• **Objective**
Quote exactly, and only, the lines of the material below from the line with "Write a component" through the line with "const yMinorTicks = [15, 45, 75, 105];".

• **Source data**
* * * *

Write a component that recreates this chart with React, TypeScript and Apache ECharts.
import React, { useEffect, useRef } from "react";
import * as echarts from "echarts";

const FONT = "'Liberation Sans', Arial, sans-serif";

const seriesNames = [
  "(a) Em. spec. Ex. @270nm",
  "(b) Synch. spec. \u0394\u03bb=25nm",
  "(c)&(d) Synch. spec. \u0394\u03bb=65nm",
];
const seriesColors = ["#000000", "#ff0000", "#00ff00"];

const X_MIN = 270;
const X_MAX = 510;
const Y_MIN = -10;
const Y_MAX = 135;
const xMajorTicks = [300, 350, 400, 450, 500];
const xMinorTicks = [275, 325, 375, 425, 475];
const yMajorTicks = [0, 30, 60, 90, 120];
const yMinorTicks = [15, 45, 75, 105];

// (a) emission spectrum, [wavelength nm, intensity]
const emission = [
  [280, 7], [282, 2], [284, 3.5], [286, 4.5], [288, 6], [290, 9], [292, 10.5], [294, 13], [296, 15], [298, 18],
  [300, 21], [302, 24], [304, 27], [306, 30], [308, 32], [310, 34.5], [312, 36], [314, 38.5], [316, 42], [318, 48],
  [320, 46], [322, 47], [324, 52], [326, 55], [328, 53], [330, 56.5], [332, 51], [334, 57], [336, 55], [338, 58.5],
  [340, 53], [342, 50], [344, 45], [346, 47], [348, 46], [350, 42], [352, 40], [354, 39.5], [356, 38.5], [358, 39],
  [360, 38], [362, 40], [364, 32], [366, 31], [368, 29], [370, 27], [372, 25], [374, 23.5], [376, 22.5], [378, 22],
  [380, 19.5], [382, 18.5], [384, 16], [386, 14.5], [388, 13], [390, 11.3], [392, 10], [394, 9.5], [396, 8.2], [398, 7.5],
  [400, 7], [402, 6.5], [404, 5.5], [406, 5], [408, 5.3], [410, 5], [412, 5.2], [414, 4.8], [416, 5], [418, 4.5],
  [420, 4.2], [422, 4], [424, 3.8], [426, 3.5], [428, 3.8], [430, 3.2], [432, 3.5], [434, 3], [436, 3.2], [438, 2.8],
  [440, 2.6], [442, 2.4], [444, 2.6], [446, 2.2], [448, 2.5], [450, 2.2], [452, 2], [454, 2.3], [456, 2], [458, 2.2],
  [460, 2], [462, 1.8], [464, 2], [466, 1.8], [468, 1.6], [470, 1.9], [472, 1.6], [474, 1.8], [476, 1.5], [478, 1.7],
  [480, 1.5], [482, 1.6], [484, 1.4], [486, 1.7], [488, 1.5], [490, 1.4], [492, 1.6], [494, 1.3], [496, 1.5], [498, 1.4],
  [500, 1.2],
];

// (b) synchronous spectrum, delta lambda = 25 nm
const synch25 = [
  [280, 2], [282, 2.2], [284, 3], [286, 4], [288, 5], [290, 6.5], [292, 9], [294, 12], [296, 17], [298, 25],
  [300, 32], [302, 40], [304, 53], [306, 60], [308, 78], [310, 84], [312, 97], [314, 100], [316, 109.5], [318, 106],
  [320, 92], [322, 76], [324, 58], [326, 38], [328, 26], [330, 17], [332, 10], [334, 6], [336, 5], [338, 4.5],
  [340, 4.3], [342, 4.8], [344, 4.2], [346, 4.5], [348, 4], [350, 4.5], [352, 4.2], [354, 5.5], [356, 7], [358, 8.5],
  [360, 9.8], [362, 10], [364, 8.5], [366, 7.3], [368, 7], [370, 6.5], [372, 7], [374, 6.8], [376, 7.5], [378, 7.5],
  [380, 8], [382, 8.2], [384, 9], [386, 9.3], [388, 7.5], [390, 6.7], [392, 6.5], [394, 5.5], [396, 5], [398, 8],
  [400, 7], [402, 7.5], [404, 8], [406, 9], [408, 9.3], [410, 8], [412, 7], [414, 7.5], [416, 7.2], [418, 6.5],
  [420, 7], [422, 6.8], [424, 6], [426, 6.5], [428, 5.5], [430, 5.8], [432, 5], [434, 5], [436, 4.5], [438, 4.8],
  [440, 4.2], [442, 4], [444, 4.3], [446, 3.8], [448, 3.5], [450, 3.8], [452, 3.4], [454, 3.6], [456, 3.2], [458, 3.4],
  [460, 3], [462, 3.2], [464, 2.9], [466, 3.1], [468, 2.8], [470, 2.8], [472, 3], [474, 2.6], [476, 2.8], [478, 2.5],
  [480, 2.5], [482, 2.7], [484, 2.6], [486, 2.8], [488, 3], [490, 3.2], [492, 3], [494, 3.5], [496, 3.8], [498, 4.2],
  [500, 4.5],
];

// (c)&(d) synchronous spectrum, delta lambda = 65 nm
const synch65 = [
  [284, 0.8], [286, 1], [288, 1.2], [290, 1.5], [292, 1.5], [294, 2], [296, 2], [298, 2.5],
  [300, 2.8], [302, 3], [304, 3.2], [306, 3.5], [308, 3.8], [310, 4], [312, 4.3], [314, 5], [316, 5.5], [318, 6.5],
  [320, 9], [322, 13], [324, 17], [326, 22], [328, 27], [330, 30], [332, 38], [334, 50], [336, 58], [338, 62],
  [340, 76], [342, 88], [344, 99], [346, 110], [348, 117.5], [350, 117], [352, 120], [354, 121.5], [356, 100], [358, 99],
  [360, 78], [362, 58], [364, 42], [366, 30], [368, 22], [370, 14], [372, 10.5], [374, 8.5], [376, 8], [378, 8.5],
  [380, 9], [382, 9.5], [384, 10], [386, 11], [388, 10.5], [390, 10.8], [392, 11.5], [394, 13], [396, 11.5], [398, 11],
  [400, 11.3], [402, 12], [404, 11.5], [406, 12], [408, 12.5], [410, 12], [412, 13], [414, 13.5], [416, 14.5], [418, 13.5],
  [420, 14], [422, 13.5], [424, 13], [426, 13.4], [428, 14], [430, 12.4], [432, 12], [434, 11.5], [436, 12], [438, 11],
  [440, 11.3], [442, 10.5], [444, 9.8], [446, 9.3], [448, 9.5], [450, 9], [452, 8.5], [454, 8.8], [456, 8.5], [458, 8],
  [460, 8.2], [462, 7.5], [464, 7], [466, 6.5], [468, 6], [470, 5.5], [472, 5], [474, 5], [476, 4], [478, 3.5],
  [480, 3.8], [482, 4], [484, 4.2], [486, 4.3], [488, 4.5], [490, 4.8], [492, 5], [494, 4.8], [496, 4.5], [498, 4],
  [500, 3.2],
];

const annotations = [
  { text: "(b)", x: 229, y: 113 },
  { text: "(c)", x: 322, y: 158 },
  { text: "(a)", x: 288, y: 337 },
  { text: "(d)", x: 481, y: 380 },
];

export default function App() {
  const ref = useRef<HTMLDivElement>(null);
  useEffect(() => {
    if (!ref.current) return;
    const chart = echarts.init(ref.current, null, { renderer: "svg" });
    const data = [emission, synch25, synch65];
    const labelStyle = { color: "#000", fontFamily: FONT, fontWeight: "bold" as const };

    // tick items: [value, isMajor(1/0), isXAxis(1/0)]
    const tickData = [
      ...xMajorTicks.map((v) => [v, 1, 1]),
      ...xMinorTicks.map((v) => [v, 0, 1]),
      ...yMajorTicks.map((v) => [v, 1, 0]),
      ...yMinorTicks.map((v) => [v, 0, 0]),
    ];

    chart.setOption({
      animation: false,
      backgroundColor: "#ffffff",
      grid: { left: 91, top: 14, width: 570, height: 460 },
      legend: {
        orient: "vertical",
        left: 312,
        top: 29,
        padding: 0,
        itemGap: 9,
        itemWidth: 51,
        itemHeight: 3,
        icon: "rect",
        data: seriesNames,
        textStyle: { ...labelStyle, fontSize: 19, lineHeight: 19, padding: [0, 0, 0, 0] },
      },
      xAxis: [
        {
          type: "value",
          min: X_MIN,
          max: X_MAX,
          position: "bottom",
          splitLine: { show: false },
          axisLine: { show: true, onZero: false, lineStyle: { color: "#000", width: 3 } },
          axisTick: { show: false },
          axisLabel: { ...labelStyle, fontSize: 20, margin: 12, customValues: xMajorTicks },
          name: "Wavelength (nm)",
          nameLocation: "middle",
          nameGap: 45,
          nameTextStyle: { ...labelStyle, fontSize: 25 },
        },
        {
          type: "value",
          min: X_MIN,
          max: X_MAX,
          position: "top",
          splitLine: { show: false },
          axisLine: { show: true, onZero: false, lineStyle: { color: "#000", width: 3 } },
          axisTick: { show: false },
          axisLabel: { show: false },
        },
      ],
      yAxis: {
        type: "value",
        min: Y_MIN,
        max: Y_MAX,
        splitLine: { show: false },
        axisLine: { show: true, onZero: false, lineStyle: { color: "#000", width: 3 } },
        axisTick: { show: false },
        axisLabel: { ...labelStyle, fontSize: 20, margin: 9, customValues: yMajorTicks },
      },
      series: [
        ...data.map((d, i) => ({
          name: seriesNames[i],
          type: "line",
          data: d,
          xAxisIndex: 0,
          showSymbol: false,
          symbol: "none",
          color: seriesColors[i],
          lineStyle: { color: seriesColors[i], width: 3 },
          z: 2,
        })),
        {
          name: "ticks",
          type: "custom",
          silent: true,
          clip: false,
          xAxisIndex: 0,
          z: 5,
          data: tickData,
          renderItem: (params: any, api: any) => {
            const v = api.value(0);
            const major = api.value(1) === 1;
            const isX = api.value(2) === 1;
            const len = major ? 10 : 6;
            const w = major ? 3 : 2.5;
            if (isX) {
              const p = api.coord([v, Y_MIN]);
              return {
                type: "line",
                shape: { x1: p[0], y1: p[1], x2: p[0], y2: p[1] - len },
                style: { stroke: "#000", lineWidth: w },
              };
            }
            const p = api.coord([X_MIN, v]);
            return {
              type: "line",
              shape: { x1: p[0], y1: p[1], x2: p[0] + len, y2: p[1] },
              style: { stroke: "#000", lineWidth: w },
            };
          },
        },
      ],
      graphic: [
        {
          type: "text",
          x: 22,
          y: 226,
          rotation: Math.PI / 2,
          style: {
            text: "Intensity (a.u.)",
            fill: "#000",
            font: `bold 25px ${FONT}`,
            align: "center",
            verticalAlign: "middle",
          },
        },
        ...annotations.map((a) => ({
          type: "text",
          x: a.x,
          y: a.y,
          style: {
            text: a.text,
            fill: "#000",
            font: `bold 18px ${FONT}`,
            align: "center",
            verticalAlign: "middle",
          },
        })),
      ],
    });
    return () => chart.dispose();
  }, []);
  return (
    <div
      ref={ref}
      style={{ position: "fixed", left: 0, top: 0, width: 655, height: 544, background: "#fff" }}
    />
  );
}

* * * *

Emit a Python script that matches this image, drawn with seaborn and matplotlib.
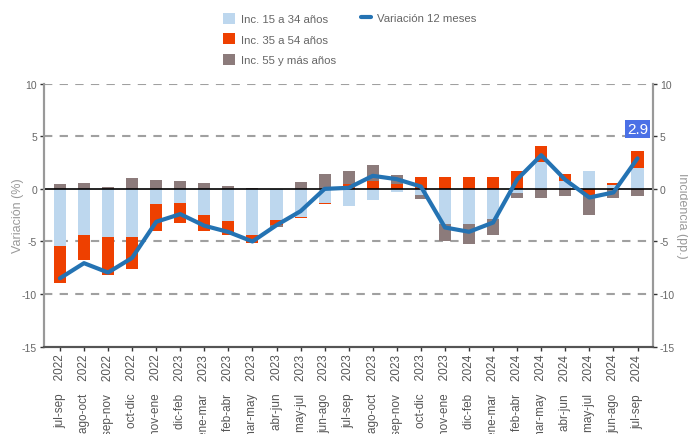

* * * *

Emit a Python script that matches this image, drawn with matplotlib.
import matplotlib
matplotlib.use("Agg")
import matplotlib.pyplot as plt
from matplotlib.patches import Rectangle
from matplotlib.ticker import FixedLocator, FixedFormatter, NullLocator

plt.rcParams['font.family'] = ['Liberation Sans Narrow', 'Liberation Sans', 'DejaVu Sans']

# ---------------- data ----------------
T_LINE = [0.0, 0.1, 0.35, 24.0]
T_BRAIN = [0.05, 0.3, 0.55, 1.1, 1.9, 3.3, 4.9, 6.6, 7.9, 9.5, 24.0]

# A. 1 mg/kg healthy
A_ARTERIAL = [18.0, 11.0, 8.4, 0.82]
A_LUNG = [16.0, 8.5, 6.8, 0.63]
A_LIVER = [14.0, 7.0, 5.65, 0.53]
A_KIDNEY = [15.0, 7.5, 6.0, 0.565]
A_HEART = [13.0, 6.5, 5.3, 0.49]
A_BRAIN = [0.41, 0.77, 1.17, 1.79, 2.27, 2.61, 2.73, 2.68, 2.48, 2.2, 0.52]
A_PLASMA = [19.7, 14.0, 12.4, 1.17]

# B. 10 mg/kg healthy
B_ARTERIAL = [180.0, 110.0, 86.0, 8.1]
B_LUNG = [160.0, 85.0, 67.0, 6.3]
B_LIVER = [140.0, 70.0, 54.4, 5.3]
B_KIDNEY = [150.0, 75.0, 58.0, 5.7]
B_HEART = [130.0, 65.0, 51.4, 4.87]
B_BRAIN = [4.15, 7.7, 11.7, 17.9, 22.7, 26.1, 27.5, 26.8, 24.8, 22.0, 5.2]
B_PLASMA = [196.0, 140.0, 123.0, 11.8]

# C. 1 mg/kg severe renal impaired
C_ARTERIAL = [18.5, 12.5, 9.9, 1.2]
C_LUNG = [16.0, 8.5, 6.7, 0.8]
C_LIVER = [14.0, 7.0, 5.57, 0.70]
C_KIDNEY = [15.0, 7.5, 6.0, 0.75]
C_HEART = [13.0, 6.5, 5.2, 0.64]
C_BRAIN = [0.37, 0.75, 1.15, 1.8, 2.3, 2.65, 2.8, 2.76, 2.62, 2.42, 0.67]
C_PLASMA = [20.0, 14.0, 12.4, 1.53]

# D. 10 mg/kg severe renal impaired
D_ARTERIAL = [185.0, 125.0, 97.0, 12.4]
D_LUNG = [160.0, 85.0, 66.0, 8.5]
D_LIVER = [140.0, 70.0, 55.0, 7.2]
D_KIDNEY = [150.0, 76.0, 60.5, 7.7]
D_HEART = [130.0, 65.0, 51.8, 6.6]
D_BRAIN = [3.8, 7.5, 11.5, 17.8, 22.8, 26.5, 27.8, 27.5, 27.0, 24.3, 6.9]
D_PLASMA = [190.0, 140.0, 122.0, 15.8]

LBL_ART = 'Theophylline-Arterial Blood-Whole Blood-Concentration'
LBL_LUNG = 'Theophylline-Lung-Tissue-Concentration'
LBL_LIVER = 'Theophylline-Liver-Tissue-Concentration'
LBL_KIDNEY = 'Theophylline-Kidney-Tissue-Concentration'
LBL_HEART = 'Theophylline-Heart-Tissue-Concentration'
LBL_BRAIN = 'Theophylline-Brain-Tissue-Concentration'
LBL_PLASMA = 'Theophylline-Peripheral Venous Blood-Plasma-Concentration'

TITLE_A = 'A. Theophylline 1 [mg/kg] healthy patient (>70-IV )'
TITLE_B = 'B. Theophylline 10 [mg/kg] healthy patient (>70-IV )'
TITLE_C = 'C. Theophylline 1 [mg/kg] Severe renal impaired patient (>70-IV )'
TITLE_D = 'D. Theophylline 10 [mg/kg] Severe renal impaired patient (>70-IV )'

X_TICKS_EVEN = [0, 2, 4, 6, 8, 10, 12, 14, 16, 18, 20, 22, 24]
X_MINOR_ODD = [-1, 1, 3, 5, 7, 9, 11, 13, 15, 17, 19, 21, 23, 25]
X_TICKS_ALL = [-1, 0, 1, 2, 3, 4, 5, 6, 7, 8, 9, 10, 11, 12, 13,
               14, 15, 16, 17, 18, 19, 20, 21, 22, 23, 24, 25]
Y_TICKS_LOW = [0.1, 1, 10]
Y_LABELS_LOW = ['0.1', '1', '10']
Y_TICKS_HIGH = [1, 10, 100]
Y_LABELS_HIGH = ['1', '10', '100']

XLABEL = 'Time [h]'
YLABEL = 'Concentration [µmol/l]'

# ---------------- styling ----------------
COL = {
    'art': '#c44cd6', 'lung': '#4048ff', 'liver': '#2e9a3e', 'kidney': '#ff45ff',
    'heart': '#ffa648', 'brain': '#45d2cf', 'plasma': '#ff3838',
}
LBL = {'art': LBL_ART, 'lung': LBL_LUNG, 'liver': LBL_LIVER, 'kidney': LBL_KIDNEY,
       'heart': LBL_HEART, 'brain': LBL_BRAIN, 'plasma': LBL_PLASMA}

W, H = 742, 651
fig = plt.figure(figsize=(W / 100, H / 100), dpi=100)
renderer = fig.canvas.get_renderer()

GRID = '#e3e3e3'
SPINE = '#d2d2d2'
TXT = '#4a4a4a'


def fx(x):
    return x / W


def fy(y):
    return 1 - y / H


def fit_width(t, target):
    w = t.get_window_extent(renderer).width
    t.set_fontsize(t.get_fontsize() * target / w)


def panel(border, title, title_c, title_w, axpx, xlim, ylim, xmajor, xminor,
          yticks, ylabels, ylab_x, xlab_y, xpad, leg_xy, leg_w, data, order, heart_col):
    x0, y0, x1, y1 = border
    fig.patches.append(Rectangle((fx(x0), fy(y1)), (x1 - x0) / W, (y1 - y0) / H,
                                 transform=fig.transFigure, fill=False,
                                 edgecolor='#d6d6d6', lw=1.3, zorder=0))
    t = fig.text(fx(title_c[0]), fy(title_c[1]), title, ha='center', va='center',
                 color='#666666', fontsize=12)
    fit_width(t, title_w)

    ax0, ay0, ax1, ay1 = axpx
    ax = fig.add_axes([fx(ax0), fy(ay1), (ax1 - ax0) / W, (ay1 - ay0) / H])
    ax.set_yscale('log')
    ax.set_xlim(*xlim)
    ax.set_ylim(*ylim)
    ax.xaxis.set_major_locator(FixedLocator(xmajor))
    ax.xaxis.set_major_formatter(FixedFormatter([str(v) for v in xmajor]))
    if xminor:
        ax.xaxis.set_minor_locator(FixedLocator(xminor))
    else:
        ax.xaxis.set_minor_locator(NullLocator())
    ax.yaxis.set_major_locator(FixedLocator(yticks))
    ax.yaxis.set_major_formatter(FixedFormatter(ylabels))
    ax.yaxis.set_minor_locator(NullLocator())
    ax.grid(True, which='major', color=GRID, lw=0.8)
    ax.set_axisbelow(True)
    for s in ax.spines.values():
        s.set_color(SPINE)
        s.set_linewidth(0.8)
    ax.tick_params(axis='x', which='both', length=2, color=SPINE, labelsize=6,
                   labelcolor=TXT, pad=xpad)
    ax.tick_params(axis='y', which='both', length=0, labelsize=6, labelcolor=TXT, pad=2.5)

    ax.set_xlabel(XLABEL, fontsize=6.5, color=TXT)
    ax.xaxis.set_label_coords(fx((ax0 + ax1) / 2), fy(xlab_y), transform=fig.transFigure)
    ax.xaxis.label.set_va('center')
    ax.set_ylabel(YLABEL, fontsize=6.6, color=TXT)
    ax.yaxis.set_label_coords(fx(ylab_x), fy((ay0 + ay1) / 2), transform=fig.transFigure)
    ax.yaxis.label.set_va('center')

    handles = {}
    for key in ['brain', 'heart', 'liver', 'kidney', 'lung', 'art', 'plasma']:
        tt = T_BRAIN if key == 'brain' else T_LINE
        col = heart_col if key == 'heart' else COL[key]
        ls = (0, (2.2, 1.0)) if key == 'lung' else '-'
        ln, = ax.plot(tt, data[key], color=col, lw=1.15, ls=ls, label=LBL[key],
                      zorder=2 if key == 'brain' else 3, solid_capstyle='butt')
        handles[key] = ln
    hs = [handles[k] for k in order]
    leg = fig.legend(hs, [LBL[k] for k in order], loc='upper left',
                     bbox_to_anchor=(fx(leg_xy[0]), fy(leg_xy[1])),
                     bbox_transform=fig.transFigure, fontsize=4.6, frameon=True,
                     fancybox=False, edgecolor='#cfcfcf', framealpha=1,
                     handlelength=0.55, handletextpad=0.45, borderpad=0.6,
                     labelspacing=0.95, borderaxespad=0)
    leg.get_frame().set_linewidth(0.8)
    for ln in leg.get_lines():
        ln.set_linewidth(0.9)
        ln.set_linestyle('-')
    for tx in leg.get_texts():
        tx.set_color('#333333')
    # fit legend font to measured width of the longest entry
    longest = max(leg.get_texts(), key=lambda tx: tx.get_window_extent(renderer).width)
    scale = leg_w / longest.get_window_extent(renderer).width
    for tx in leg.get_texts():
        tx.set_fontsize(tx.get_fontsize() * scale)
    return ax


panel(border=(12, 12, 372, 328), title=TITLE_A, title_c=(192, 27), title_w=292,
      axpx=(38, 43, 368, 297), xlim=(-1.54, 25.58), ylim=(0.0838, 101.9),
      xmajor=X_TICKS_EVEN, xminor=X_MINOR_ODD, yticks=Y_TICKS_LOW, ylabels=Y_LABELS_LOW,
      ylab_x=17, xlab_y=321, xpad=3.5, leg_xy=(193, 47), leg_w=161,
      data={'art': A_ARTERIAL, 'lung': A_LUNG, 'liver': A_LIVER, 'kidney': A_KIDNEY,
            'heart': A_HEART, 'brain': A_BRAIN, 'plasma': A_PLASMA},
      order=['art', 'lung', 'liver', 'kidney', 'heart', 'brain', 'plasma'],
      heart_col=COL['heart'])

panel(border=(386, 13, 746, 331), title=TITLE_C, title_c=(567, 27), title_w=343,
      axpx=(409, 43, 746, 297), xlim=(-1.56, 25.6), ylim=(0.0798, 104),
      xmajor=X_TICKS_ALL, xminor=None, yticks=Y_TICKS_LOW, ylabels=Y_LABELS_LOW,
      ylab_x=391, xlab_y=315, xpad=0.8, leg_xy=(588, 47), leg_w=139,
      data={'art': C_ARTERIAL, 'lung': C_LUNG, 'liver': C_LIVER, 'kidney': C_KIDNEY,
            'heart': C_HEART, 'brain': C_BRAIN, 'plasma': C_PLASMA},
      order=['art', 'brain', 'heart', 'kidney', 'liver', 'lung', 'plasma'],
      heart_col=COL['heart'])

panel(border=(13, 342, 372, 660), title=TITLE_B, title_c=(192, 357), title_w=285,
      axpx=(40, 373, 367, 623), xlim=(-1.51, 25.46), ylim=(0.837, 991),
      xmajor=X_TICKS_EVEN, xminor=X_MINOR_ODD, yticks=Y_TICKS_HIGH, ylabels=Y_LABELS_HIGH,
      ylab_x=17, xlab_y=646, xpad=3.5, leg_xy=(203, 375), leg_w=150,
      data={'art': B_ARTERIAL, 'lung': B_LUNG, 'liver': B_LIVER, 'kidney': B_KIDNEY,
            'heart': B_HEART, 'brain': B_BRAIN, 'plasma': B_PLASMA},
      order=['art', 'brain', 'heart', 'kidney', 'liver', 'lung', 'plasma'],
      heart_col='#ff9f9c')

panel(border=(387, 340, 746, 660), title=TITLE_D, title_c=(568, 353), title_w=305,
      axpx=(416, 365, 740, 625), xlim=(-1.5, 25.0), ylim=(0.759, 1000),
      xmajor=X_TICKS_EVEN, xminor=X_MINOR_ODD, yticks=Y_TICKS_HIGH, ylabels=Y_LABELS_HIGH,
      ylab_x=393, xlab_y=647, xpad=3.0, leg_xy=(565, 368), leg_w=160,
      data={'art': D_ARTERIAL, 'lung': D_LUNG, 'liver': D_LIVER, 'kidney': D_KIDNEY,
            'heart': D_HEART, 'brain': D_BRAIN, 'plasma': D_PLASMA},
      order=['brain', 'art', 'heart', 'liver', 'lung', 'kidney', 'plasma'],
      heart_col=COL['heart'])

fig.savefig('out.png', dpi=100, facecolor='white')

* * * *

• **Solution to this task**
Write a component that recreates this chart with React, TypeScript and Apache ECharts.
import React, { useEffect, useRef } from "react";
import * as echarts from "echarts";

const FONT = "'Liberation Sans', Arial, sans-serif";

const seriesNames = [
  "(a) Em. spec. Ex. @270nm",
  "(b) Synch. spec. \u0394\u03bb=25nm",
  "(c)&(d) Synch. spec. \u0394\u03bb=65nm",
];
const seriesColors = ["#000000", "#ff0000", "#00ff00"];

const X_MIN = 270;
const X_MAX = 510;
const Y_MIN = -10;
const Y_MAX = 135;
const xMajorTicks = [300, 350, 400, 450, 500];
const xMinorTicks = [275, 325, 375, 425, 475];
const yMajorTicks = [0, 30, 60, 90, 120];
const yMinorTicks = [15, 45, 75, 105];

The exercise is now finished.